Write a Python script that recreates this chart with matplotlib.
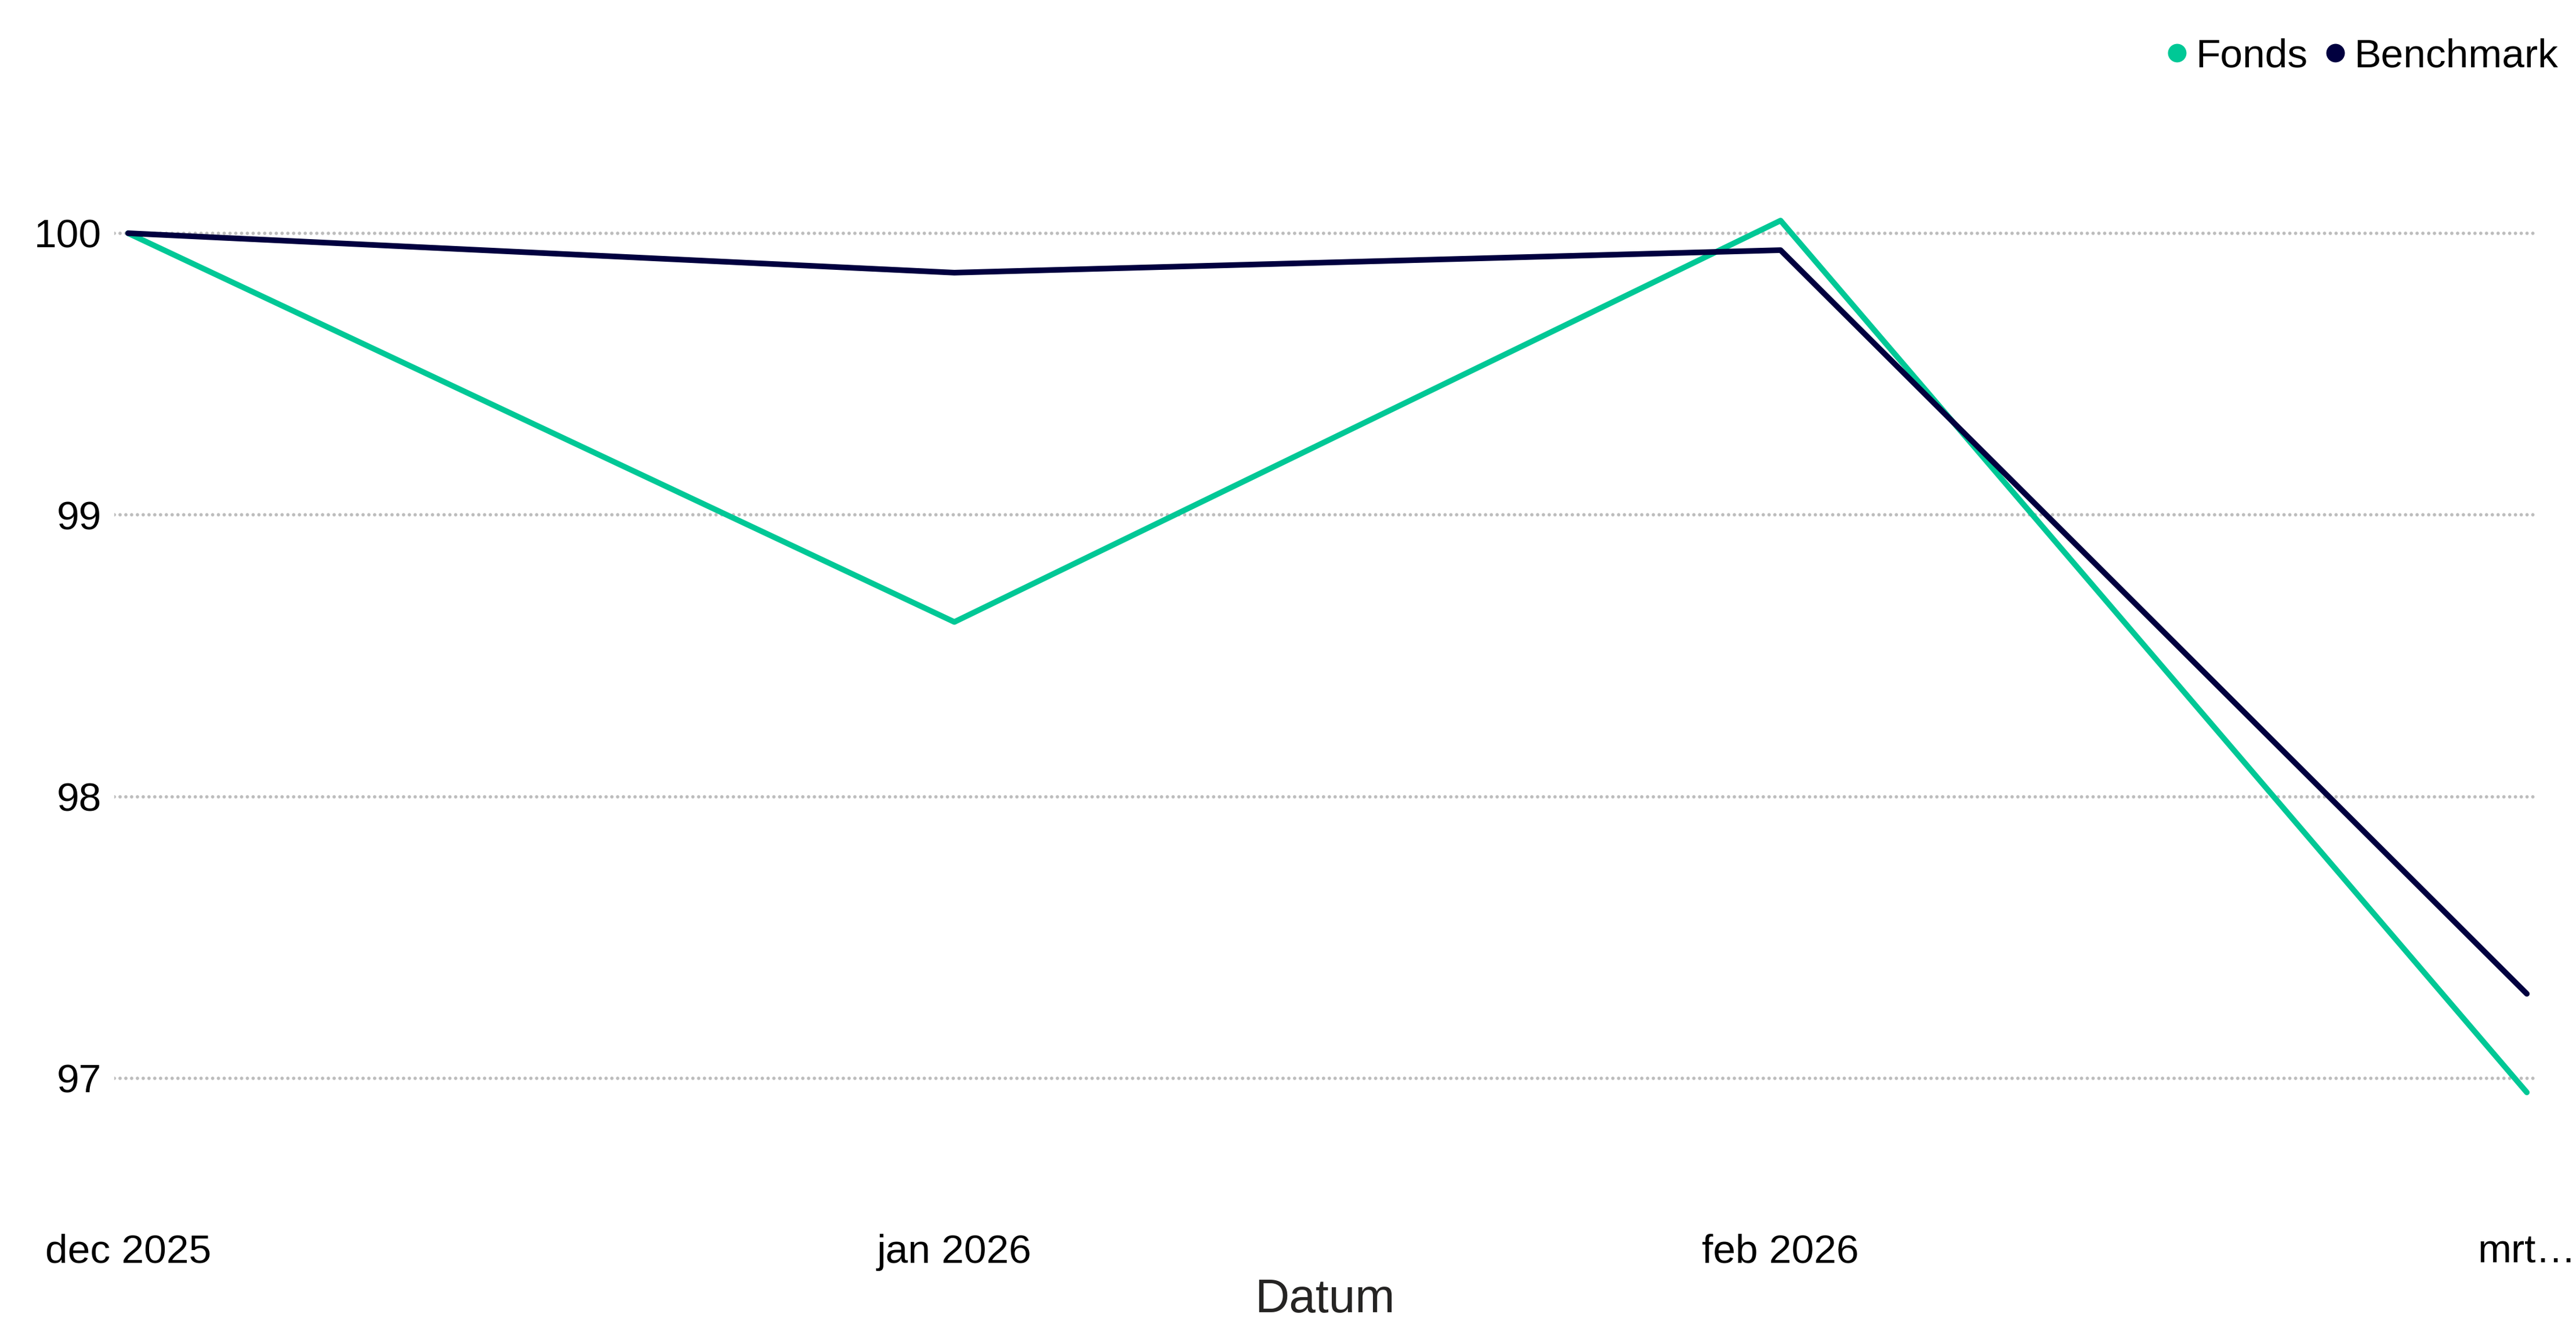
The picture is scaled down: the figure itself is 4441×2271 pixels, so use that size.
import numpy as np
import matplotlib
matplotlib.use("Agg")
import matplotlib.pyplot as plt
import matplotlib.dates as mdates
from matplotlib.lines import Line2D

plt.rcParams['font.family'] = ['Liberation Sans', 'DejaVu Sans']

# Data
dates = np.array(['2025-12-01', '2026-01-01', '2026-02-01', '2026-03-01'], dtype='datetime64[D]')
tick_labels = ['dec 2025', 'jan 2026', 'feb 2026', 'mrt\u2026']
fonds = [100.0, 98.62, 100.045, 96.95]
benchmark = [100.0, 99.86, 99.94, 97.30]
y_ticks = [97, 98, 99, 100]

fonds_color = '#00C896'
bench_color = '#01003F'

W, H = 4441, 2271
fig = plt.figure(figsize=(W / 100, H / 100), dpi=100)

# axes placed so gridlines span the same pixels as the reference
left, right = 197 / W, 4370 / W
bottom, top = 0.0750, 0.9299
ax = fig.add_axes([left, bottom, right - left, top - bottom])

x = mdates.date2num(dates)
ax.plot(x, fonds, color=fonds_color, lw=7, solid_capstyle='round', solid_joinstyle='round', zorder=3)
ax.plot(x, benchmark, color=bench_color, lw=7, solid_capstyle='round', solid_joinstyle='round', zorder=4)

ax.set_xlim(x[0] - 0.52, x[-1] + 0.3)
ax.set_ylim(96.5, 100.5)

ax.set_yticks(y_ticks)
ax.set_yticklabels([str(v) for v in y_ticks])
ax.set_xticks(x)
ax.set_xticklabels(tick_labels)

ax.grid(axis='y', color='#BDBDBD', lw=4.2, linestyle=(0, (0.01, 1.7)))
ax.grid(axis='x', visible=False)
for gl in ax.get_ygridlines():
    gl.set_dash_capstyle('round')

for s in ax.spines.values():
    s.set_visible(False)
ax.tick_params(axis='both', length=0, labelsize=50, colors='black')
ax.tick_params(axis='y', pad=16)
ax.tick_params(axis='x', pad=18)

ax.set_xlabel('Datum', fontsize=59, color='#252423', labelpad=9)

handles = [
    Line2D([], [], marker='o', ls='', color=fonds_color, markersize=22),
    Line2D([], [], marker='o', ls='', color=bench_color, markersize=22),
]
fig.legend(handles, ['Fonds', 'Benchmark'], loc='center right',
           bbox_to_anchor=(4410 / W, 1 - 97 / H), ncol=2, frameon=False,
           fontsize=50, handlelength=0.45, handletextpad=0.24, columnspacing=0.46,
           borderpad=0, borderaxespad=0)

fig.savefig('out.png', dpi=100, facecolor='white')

★ ★ ★

__Short problem__
Set the lines above down again, word for word, from the first through the one containing "plt.rcParams['font.family'] = ['Liberation"; pictures excluded.

__Output below__
Write a Python script that recreates this chart with matplotlib.
The picture is scaled down: the figure itself is 4441×2271 pixels, so use that size.
import numpy as np
import matplotlib
matplotlib.use("Agg")
import matplotlib.pyplot as plt
import matplotlib.dates as mdates
from matplotlib.lines import Line2D

plt.rcParams['font.family'] = ['Liberation Sans', 'DejaVu Sans']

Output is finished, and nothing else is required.